Abderrahmane Youssoufi n’est plus. L’instant que craignaient ses proches depuis un moment, parce qu’il était fatigué, est arrivé. Mais il restera dans l’histoire et pour toujours et pas uniquement parce qu’il a mené l’alternance consensuelle.
Abderrahmane Youssoufi s’est engagé très jeune au sein du parti de l’Istiqlal. Il a fait partie des toutes premières cellules de la résistance et de l’armée de libération, ce qui lui valut le titre du Grand Moujahid. A l’indépendance, il dirige le parti dans la zone Nord et va jouer un rôle essentiel dans la préparation de la scission qui a créé l’UNFP.
Proche de Basri, le Fkih pas le flic, il est obligé de prendre le chemin de l’exil, dès le début des années 60. Il milite au sein de la Fédération Internationale des droits de l’homme, préside l’association des avocats arabes.
En 1975, il adresse un message au congrès extraordinaire de l’USFP soutenant l’option démocratique et dénonçant l’aventurisme.

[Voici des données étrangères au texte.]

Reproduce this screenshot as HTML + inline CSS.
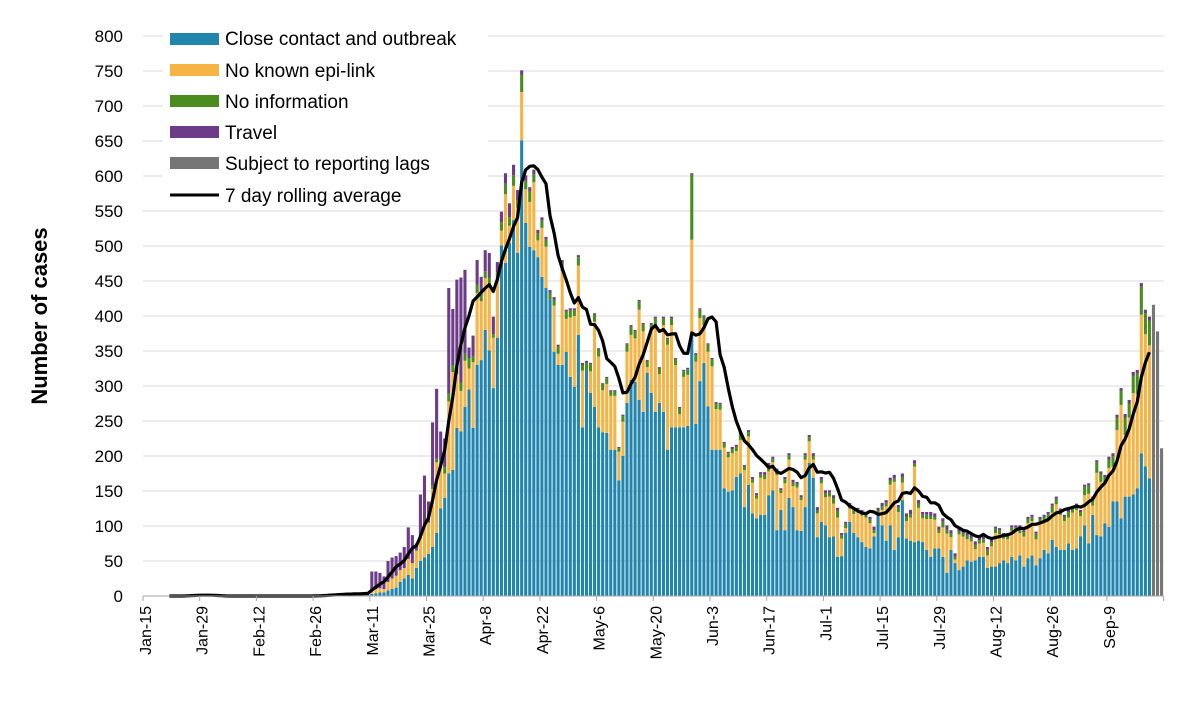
<!DOCTYPE html>
<html><head><meta charset="utf-8"><style>
html,body{margin:0;padding:0;background:#fff;}
svg{display:block;font-family:"Liberation Sans",sans-serif;}
</style></head><body>
<svg id="chart" width="1200" height="704" viewBox="0 0 1200 704" xmlns="http://www.w3.org/2000/svg">
<g id="grid"></g>
<g id="bars"></g>
<g id="line"></g>
<g id="axes"></g>
<text transform="translate(47,316) rotate(-90)" text-anchor="middle" font-size="22" font-weight="bold" fill="#000">Number of cases</text>
<g id="legend">
<rect x="163" y="26" width="325" height="184" fill="#fff"/>
<rect x="170" y="33" width="49" height="12" fill="#2185ae"/>
<text x="225" y="45" font-size="19">Close contact and outbreak</text>
<rect x="170" y="64" width="49" height="12" fill="#f6b445"/>
<text x="225" y="77" font-size="19">No known epi-link</text>
<rect x="170" y="95" width="49" height="12" fill="#4a8c1e"/>
<text x="225" y="108" font-size="19">No information</text>
<rect x="170" y="126" width="49" height="12" fill="#6d3c88"/>
<text x="225" y="139" font-size="19">Travel</text>
<rect x="170" y="157" width="49" height="12" fill="#767676"/>
<text x="225" y="170" font-size="19">Subject to reporting lags</text>
<line x1="170" y1="195" x2="219" y2="195" stroke="#000" stroke-width="3"/>
<text x="225" y="202" font-size="19">7 day rolling average</text>
</g>
</svg>
<script>
const tickValues = [0,50,100,150,200,250,300,350,400,450,500,550,600,650,700,750,800];
const dateLabels = ["Jan-15","Jan-29","Feb-12","Feb-26","Mar-11","Mar-25","Apr-8","Apr-22","May-6","May-20","Jun-3","Jun-17","Jul-1","Jul-15","Jul-29","Aug-12","Aug-26","Sep-9"];
const totalCases = [
0,0,0,0,0,0,0,0,0,0,1,2,2,2,1,0,0,0,0,0,0,0,0,0,0,0,0,0,0,0,0,0,0,0,0,0,0,0,0,0,0,0,1,1,2,2,3,2,3,3,4,3,4,3,4,5,
35,35,33,28,50,55,57,62,70,98,87,75,145,172,135,248,296,235,225,440,410,452,455,466,355,372,480,456,494,490,399,477,549,
604,561,616,580,751,601,584,609,523,541,513,433,427,359,480,409,411,411,487,333,334,333,404,354,304,313,294,294,213,259,361,387,380,423,390,337,390,399,327,399,369,399,340,270,323,326,604,347,411,401,361,340,277,276,220,206,
213,216,234,187,237,170,147,177,177,190,199,182,154,170,204,166,163,144,204,230,204,127,170,151,151,144,126,90,106,133,126,126,123,120,113,99,109,133,137,169,173,130,175,118,123,194,137,120,120,120,118,99,111,101,94,61,97,94,
90,87,78,85,85,70,80,99,97,90,90,101,101,101,94,113,116,92,113,116,120,132,142,125,116,123,128,132,123,159,161,142,194,178,173,199,204,259,297,260,280,320,323,447,409,399];
const closeContact = [
0,0,0,0,0,0,0,0,0,0,0,0,0,0,0,0,0,0,0,0,0,0,0,0,0,0,0,0,0,0,0,0,0,0,0,0,0,0,0,0,0,0,0,0,0,0,0,0,0,0,0,0,0,0,0,0,
3,4,5,5,8,10,12,20,25,30,25,40,50,55,60,70,90,125,140,175,180,240,235,270,295,240,330,337,380,351,297,369,501,
476,504,537,490,651,533,499,494,484,456,440,423,349,330,330,349,313,299,373,241,323,290,270,241,234,233,209,209,165,200,276,309,306,280,263,319,290,263,276,263,209,241,241,241,241,243,373,246,307,333,271,209,209,209,154,149,
151,170,175,127,159,118,111,116,116,144,151,94,123,94,140,127,94,93,127,190,169,84,106,101,84,85,56,57,90,106,90,84,77,70,68,85,116,101,79,101,66,84,137,82,79,77,79,77,66,56,68,68,56,33,66,47,37,42,
51,49,51,56,56,40,42,42,47,51,47,56,51,58,42,54,58,44,54,66,61,80,70,66,66,75,66,68,85,101,75,116,87,85,104,99,135,135,111,142,142,145,154,204,185,168];
const noInformation = [
0,0,0,0,0,0,0,0,0,0,0,0,0,0,0,0,0,0,0,0,0,0,0,0,0,0,0,0,0,0,0,0,0,0,0,0,0,0,0,0,0,0,0,0,0,0,0,0,0,0,0,0,0,0,0,0,
0,0,0,0,0,0,0,0,0,0,0,0,2,3,0,5,5,8,10,12,10,15,12,10,15,8,12,10,10,10,5,10,12,
15,12,15,10,25,12,15,12,10,10,10,10,8,10,12,10,10,8,12,8,10,10,10,10,8,8,6,6,5,8,10,12,10,12,10,8,10,10,8,10,8,10,8,8,8,8,93,10,12,12,10,10,8,8,6,6,
6,6,8,5,6,5,5,5,6,8,5,6,4,6,6,5,5,4,6,6,5,4,5,5,6,8,10,5,6,5,6,4,4,5,5,4,6,5,5,6,5,6,8,6,5,4,6,5,6,5,4,5,8,6,5,4,4,5,
5,5,6,5,5,8,6,6,6,5,6,5,6,8,6,6,6,8,6,6,8,10,8,6,6,8,6,6,6,12,12,10,15,12,10,12,15,18,20,25,20,25,30,40,30,35];
const travel = [
0,0,0,0,0,0,0,0,0,0,1,2,2,2,1,0,0,0,0,0,0,0,0,0,0,0,0,0,0,0,0,0,0,0,0,0,0,0,0,0,0,0,1,1,2,2,3,2,3,3,4,3,4,3,4,5,
28,25,22,18,30,30,28,25,30,45,40,10,60,70,30,90,100,40,40,150,80,120,150,120,15,30,35,25,30,35,25,15,15,
15,20,15,15,6,8,6,6,5,5,4,4,4,3,4,3,3,3,3,3,3,2,2,2,2,2,2,2,2,2,2,2,2,2,2,2,2,2,2,2,2,2,2,2,2,2,2,2,2,2,2,2,2,2,2,2,
3,3,3,2,3,3,3,3,4,4,3,3,3,3,3,4,3,3,3,3,4,5,4,5,3,4,4,3,3,3,3,3,4,3,4,5,4,5,4,4,5,4,5,5,6,5,5,4,4,5,5,4,5,6,5,5,5,4,
4,4,5,5,4,4,3,3,3,3,3,3,3,3,3,3,3,3,3,3,3,3,3,3,3,3,3,3,3,3,3,3,3,3,3,4,4,4,4,5,5,5,5,5,5,6];
const lagValues = [416,378,211];
const lagStartDay = 249;

const NS = "http://www.w3.org/2000/svg";
const X0 = 143, DW = 4.05, Y0 = 596, PPU = 0.7, NDAYS = 252, XEND = X0 + NDAYS * DW;
function xEdge(d){ return X0 + d * DW; }
function yv(v){ return Y0 - v * PPU; }
function mk(tag, attrs, parent){
  const el = document.createElementNS(NS, tag);
  for (const k in attrs) el.setAttribute(k, attrs[k]);
  parent.appendChild(el);
  return el;
}
const grid = document.getElementById('grid');
const axes = document.getElementById('axes');
const bars = document.getElementById('bars');
const lineG = document.getElementById('line');

tickValues.forEach(v => {
  if (v > 0) {
    const gl = mk('line', {x1: X0, x2: XEND, y1: yv(v), y2: yv(v), stroke: '#d9d9d9', 'stroke-width': 1}, grid);
    
    
  }
  const t = mk('text', {x: 123, y: yv(v) + 6, 'text-anchor': 'end', 'font-size': 17, fill: '#000'}, axes);
  t.textContent = v;
  
  
});

const base = mk('line', {x1: X0, x2: XEND, y1: Y0, y2: Y0, stroke: '#a6a6a6', 'stroke-width': 1}, axes);



dateLabels.forEach((lab, i) => {
  const d = i * 14;
  const tk = mk('line', {x1: xEdge(d), x2: xEdge(d), y1: Y0, y2: Y0 + 5, stroke: '#a6a6a6', 'stroke-width': 1}, axes);
  
  
  const cx = xEdge(d) + DW / 2 + 6;
  const t = mk('text', {x: 0, y: 0, transform: 'translate(' + cx + ',606) rotate(-90)', 'text-anchor': 'end', 'font-size': 16, fill: '#000'}, axes);
  t.textContent = lab;
  
  
});
const endTick = mk('line', {x1: XEND, x2: XEND, y1: Y0, y2: Y0 + 5, stroke: '#a6a6a6', 'stroke-width': 1}, axes);



const BW = 3.1;
function seg(d, lo, hi, color, name){
  if (hi <= lo) return;
  const r = mk('rect', {x: xEdge(d) + (DW - BW) / 2, y: yv(hi), width: BW, height: (hi - lo) * PPU, fill: color}, bars);
  
  
}
for (let d = 0; d < totalCases.length; d++) {
  const c = closeContact[d], inf = noInformation[d], tr = travel[d];
  const epi = Math.max(0, totalCases[d] - c - inf - tr);
  let acc = 0;
  seg(d, acc, acc + c, '#2185ae', 'bar-close-contact'); acc += c;
  seg(d, acc, acc + epi, '#f6b445', 'bar-no-epi-link'); acc += epi;
  seg(d, acc, acc + inf, '#4a8c1e', 'bar-no-information'); acc += inf;
  seg(d, acc, acc + tr, '#6d3c88', 'bar-travel');
}
lagValues.forEach((v, i) => {
  seg(lagStartDay + i, 0, v, '#767676', 'bar-reporting-lag');
});

let pts = [];
for (let d = 6; d < totalCases.length; d++) {
  let s = 0;
  for (let k = d - 6; k <= d; k++) s += totalCases[k];
  pts.push((xEdge(d) + DW / 2).toFixed(1) + ',' + yv(s / 7).toFixed(1));
}
const pl = mk('polyline', {points: pts.join(' '), fill: 'none', stroke: '#000', 'stroke-width': 3.2, 'stroke-linejoin': 'round'}, lineG);


</script>
</body></html>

Il ne rentrera que quelques années après pour seconder Abderrahim Bouabid avant de lui succéder à sa mort, en tant que premier secrétaire. C’est à ce titre qu’il négociera et conduira l’alternance consensuelle, compromis qui a permis au Maroc d’accélérer la construction démocratique.
Notre disparu avait les qualités d’un homme d’Etat. Il avait le courage de ses positions qui étaient exclusivement motivées par l’intérêt du pays. L’homme était très fidèle en amitié, lien qu’il n’accordait pas facilement. Il y a encore quelques mois, il a assisté à un événement en souvenir de son ami El Ouadie Assafi et de sa femme Touria Sekkat.
Si Abderrahmane était aussi très économe en paroles. Il préférait écouter les uns et les autres avant de se faire une opinion de s’y tenir, car il était pratiquement impossible de lui faire changer d’avis, ce qui relevait de la force de caractère et non pas d’un quelconque narcissisme.
Si Abderrahmane n’est plus, mais il restera dans l’histoire parce qu’il en a été un des plus importants acteurs. Il n’a jamais eu d’intérêt pour autre chose que la politique dans le sens noble du terme. Pendant 96 ans, il a servi son pays, sans jamais se soucier de son bien-être. Son héritage moral est colossal, mais il ne lègue pas de patrimoine parce qu’il n’en a jamais constitué. Son patrimoine c’est le respect des marocains.